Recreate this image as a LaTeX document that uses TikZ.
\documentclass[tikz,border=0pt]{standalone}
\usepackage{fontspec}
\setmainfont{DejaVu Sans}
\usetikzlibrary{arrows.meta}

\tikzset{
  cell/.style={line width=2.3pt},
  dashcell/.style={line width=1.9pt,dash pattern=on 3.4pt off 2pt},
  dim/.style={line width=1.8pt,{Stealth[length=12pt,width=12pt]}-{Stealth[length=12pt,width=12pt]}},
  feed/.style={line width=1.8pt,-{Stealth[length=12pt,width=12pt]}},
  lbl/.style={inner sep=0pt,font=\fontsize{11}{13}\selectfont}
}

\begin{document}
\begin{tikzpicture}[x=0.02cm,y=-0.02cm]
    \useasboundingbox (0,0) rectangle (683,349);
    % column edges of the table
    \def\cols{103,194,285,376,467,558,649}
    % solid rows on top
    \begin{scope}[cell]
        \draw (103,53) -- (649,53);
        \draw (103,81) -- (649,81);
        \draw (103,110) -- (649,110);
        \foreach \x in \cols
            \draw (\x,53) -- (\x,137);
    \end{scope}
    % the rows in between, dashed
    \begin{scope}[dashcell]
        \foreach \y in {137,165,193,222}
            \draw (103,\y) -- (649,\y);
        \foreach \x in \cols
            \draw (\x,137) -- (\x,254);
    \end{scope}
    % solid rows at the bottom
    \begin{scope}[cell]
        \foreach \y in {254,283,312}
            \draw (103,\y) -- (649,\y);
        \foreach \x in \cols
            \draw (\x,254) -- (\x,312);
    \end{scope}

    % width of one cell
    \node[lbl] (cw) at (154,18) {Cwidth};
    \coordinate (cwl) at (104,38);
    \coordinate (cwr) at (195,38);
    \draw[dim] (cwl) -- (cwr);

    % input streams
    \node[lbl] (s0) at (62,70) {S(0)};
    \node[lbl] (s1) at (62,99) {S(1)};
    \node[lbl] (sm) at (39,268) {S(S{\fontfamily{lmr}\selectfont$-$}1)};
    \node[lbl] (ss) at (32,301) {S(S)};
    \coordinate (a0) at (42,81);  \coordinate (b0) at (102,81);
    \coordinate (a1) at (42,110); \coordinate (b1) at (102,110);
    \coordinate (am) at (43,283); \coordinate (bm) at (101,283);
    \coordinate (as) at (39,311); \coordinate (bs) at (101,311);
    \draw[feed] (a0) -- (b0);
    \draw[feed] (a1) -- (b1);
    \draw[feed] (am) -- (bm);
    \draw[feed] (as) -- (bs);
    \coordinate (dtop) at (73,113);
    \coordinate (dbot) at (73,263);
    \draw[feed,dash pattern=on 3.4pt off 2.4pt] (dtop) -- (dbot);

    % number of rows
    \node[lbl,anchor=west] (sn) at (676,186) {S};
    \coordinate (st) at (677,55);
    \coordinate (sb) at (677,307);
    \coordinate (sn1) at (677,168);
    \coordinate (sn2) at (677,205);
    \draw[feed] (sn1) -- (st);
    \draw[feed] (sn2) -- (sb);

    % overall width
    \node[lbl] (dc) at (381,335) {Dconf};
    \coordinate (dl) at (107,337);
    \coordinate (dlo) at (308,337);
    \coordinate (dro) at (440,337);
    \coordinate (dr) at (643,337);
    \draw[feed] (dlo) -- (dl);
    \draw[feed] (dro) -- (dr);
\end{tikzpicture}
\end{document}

■ Task description:
Retype the whole listing above exactly.

■ Answer for the task:
Recreate this image as a LaTeX document that uses TikZ.
\documentclass[tikz,border=0pt]{standalone}
\usepackage{fontspec}
\setmainfont{DejaVu Sans}
\usetikzlibrary{arrows.meta}

\tikzset{
  cell/.style={line width=2.3pt},
  dashcell/.style={line width=1.9pt,dash pattern=on 3.4pt off 2pt},
  dim/.style={line width=1.8pt,{Stealth[length=12pt,width=12pt]}-{Stealth[length=12pt,width=12pt]}},
  feed/.style={line width=1.8pt,-{Stealth[length=12pt,width=12pt]}},
  lbl/.style={inner sep=0pt,font=\fontsize{11}{13}\selectfont}
}

\begin{document}
\begin{tikzpicture}[x=0.02cm,y=-0.02cm]
    \useasboundingbox (0,0) rectangle (683,349);
    % column edges of the table
    \def\cols{103,194,285,376,467,558,649}
    % solid rows on top
    \begin{scope}[cell]
        \draw (103,53) -- (649,53);
        \draw (103,81) -- (649,81);
        \draw (103,110) -- (649,110);
        \foreach \x in \cols
            \draw (\x,53) -- (\x,137);
    \end{scope}
    % the rows in between, dashed
    \begin{scope}[dashcell]
        \foreach \y in {137,165,193,222}
            \draw (103,\y) -- (649,\y);
        \foreach \x in \cols
            \draw (\x,137) -- (\x,254);
    \end{scope}
    % solid rows at the bottom
    \begin{scope}[cell]
        \foreach \y in {254,283,312}
            \draw (103,\y) -- (649,\y);
        \foreach \x in \cols
            \draw (\x,254) -- (\x,312);
    \end{scope}

    % width of one cell
    \node[lbl] (cw) at (154,18) {Cwidth};
    \coordinate (cwl) at (104,38);
    \coordinate (cwr) at (195,38);
    \draw[dim] (cwl) -- (cwr);

    % input streams
    \node[lbl] (s0) at (62,70) {S(0)};
    \node[lbl] (s1) at (62,99) {S(1)};
    \node[lbl] (sm) at (39,268) {S(S{\fontfamily{lmr}\selectfont$-$}1)};
    \node[lbl] (ss) at (32,301) {S(S)};
    \coordinate (a0) at (42,81);  \coordinate (b0) at (102,81);
    \coordinate (a1) at (42,110); \coordinate (b1) at (102,110);
    \coordinate (am) at (43,283); \coordinate (bm) at (101,283);
    \coordinate (as) at (39,311); \coordinate (bs) at (101,311);
    \draw[feed] (a0) -- (b0);
    \draw[feed] (a1) -- (b1);
    \draw[feed] (am) -- (bm);
    \draw[feed] (as) -- (bs);
    \coordinate (dtop) at (73,113);
    \coordinate (dbot) at (73,263);
    \draw[feed,dash pattern=on 3.4pt off 2.4pt] (dtop) -- (dbot);

    % number of rows
    \node[lbl,anchor=west] (sn) at (676,186) {S};
    \coordinate (st) at (677,55);
    \coordinate (sb) at (677,307);
    \coordinate (sn1) at (677,168);
    \coordinate (sn2) at (677,205);
    \draw[feed] (sn1) -- (st);
    \draw[feed] (sn2) -- (sb);

    % overall width
    \node[lbl] (dc) at (381,335) {Dconf};
    \coordinate (dl) at (107,337);
    \coordinate (dlo) at (308,337);
    \coordinate (dro) at (440,337);
    \coordinate (dr) at (643,337);
    \draw[feed] (dlo) -- (dl);
    \draw[feed] (dro) -- (dr);
\end{tikzpicture}
\end{document}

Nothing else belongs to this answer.